The sheriff’s department is hoping a grant will pay for auto-injectors, which deliver a premeasured dose. Name-brand auto-injectors can exceed $4,000 for a two-dose kit.

But a dose of even generic naloxone, which ran around $2 before the opioid epidemic, costs about $40 now.

AMR spends $55,000 a year on the drug. AMR replenishes part of KFD’s supply, though even the smaller percentage that KFD buys is “getting into operating expenses,” said KFD Capt. D.J. Corcoran.

It’s even a bigger drain on manpower, Corcoran said: “If it keeps going the way it’s going, that’s all we’re going to have time to answer. It’s going to start taking away from fires, wrecks, heart attack calls.”

Corcoran said overdose calls now account for more than 25,000 calls a year.

“It’s not just doubling every year, it’s tripling, quadrupling,” he said. The state’s crackdown on pill mills has led to more overdoses on street drugs, and more ways of consuming them: “Smoking, snorting, enemas … you name it.”
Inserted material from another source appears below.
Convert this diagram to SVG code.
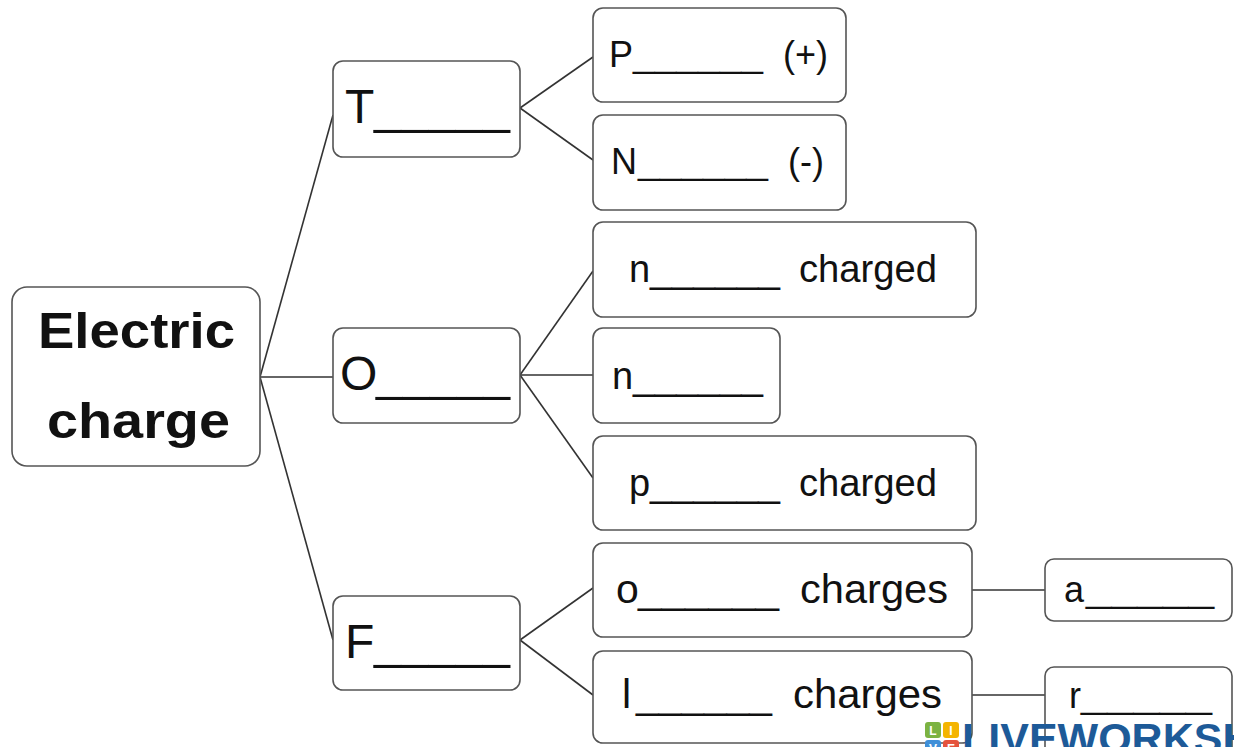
<svg xmlns="http://www.w3.org/2000/svg" width="1234" height="747" viewBox="0 0 1234 747">
<style>
.box{fill:#fff;stroke:#555;stroke-width:1.6}
.t{font-family:"Liberation Sans",Arial,sans-serif;fill:#111}
.big{font-size:48px}
.mid{font-size:38px}
.sm{font-size:36px}
.cg{font-size:41px}
.conn line{stroke:#333;stroke-width:1.6}
.wm{font-family:"Liberation Sans",Arial,sans-serif;font-weight:bold;font-size:43px;fill:#1d5a98}
</style>
<rect width="1234" height="747" fill="#fff"/>
<g id="connectors" class="conn">
<line x1="260" y1="377" x2="333" y2="115"/>
<line x1="260" y1="377" x2="333" y2="377"/>
<line x1="260" y1="377" x2="333" y2="640"/>
<line x1="520" y1="108" x2="593" y2="57"/>
<line x1="520" y1="108" x2="593" y2="160"/>
<line x1="520" y1="375" x2="593" y2="271"/>
<line x1="520" y1="375" x2="593" y2="375"/>
<line x1="520" y1="375" x2="593" y2="478"/>
<line x1="520" y1="640" x2="593" y2="588"/>
<line x1="520" y1="640" x2="593" y2="695"/>
<line x1="972" y1="590" x2="1045" y2="590"/>
<line x1="972" y1="695" x2="1045" y2="695"/>
</g>
<g id="electric-charge">
<rect class="box" x="12" y="287" width="248" height="179" rx="15"/>
<text class="t" x="38" y="348" font-size="50" font-weight="bold" textLength="197" lengthAdjust="spacingAndGlyphs">Electric</text>
<text class="t" x="47" y="438" font-size="50" font-weight="bold" textLength="183" lengthAdjust="spacingAndGlyphs">charge</text>
</g>
<g id="node-T">
<rect class="box" x="333" y="61" width="187" height="96" rx="10"/>
<text class="t big" y="123"><tspan x="345">T</tspan><tspan x="374" textLength="136" lengthAdjust="spacingAndGlyphs">_____</tspan></text>
</g>
<g id="node-O">
<rect class="box" x="333" y="328" width="187" height="95" rx="10"/>
<text class="t big" y="390"><tspan x="340">O</tspan><tspan x="376" textLength="134" lengthAdjust="spacingAndGlyphs">_____</tspan></text>
</g>
<g id="node-F">
<rect class="box" x="333" y="596" width="187" height="94" rx="10"/>
<text class="t big" y="658"><tspan x="345">F</tspan><tspan x="374" textLength="136" lengthAdjust="spacingAndGlyphs">_____</tspan></text>
</g>
<g id="node-P">
<rect class="box" x="593" y="8" width="253" height="94" rx="10"/>
<text class="t sm" y="67"><tspan x="609">P</tspan><tspan x="633" textLength="130" lengthAdjust="spacingAndGlyphs">______</tspan><tspan x="783">(+)</tspan></text>
</g>
<g id="node-N">
<rect class="box" x="593" y="115" width="253" height="95" rx="10"/>
<text class="t sm" y="174"><tspan x="611">N</tspan><tspan x="638" textLength="130" lengthAdjust="spacingAndGlyphs">______</tspan><tspan x="788">(-)</tspan></text>
</g>
<g id="node-n-charged">
<rect class="box" x="593" y="222" width="383" height="95" rx="10"/>
<text class="t mid" y="282"><tspan x="629">n</tspan><tspan x="650" textLength="130" lengthAdjust="spacingAndGlyphs">______</tspan><tspan x="799" textLength="138" lengthAdjust="spacingAndGlyphs">charged</tspan></text>
</g>
<g id="node-n">
<rect class="box" x="593" y="328" width="187" height="95" rx="10"/>
<text class="t mid" y="389"><tspan x="612">n</tspan><tspan x="633" textLength="130" lengthAdjust="spacingAndGlyphs">______</tspan></text>
</g>
<g id="node-p-charged">
<rect class="box" x="593" y="436" width="383" height="94" rx="10"/>
<text class="t mid" y="496"><tspan x="629">p</tspan><tspan x="650" textLength="130" lengthAdjust="spacingAndGlyphs">______</tspan><tspan x="799" textLength="138" lengthAdjust="spacingAndGlyphs">charged</tspan></text>
</g>
<g id="node-o-charges">
<rect class="box" x="593" y="543" width="379" height="94" rx="10"/>
<text class="t cg" y="603"><tspan x="616">o</tspan><tspan x="638" textLength="141" lengthAdjust="spacingAndGlyphs">______</tspan><tspan x="800" textLength="148" lengthAdjust="spacingAndGlyphs">charges</tspan></text>
</g>
<g id="node-l-charges">
<rect class="box" x="593" y="651" width="379" height="92" rx="10"/>
<text class="t cg" y="708"><tspan x="622">l</tspan><tspan x="636" textLength="136" lengthAdjust="spacingAndGlyphs">______</tspan><tspan x="793" textLength="149" lengthAdjust="spacingAndGlyphs">charges</tspan></text>
</g>
<g id="node-a">
<rect class="box" x="1045" y="559" width="187" height="62" rx="9"/>
<text class="t sm" y="602"><tspan x="1064">a</tspan><tspan x="1086" textLength="128" lengthAdjust="spacingAndGlyphs">_____</tspan></text>
</g>
<g id="node-r">
<rect class="box" x="1045" y="667" width="187" height="90" rx="9"/>
<text class="t sm" y="708"><tspan x="1069">r</tspan><tspan x="1081" textLength="131" lengthAdjust="spacingAndGlyphs">_____</tspan></text>
</g>
<g id="watermark">
<rect x="925" y="722" width="16" height="16" rx="3" fill="#7cb342"/>
<rect x="943" y="722" width="16" height="16" rx="3" fill="#f4b400"/>
<rect x="925" y="740" width="16" height="16" rx="3" fill="#3f8fd8"/>
<rect x="943" y="740" width="16" height="16" rx="3" fill="#e5533d"/>
<text x="933" y="735" font-family="Liberation Sans,Arial,sans-serif" font-weight="bold" font-size="12" fill="#fff" text-anchor="middle">L</text>
<text x="951" y="735" font-family="Liberation Sans,Arial,sans-serif" font-weight="bold" font-size="12" fill="#fff" text-anchor="middle">I</text>
<text x="933" y="753" font-family="Liberation Sans,Arial,sans-serif" font-weight="bold" font-size="12" fill="#fff" text-anchor="middle">V</text>
<text x="951" y="753" font-family="Liberation Sans,Arial,sans-serif" font-weight="bold" font-size="12" fill="#fff" text-anchor="middle">E</text>
<text class="wm" x="962" y="753">LIVEWORKSHEETS</text>
</g>
</svg>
On Feb. 22, KFD had to send two crews to a scene to have enough naloxone for four people who had overdosed in a single vehicle. Such “group” OD calls are increasingly common, the agencies confirmed.

Corcoran is worried about losing employees to “burnout.”

“They’re seeing the same type of calls over and over, and there’s no end or no cure in sight,” he said. “They get this helpless feeling.”

The opioid epidemic has added risks. KPD Chief Gary Holliday said officers have to watch at scenes for fentanyl. The painkiller, 50 times more potent than morphine that’s increasingly abused on its own or used to cut other drugs, can be absorbed through the skin.

And though paramedics’ supplies are now “needleless,” drug scenes reintroduce the possibility of needle sticks, Blach said. The CDC estimates 50 percent to 80 percent of IV drug users have hepatitis C.

“I would rather get shot or stabbed than stuck with a needle,” Blach said. “You could develop hepatitis C, hepatitis A, HIV — you never know what that’s going to create down the road. It weighs heavily on you for the rest of your life.”

Karen Pershing, director of the nonprofit Metro Drug Coalition, said naloxone alone can’t be the antidote to the opioid epidemic. Instead, a “save” should provide an opportunity to go straight into treatment — something that rarely happens now.

“We’ve got to figure out how to close this loop,” Pershing said.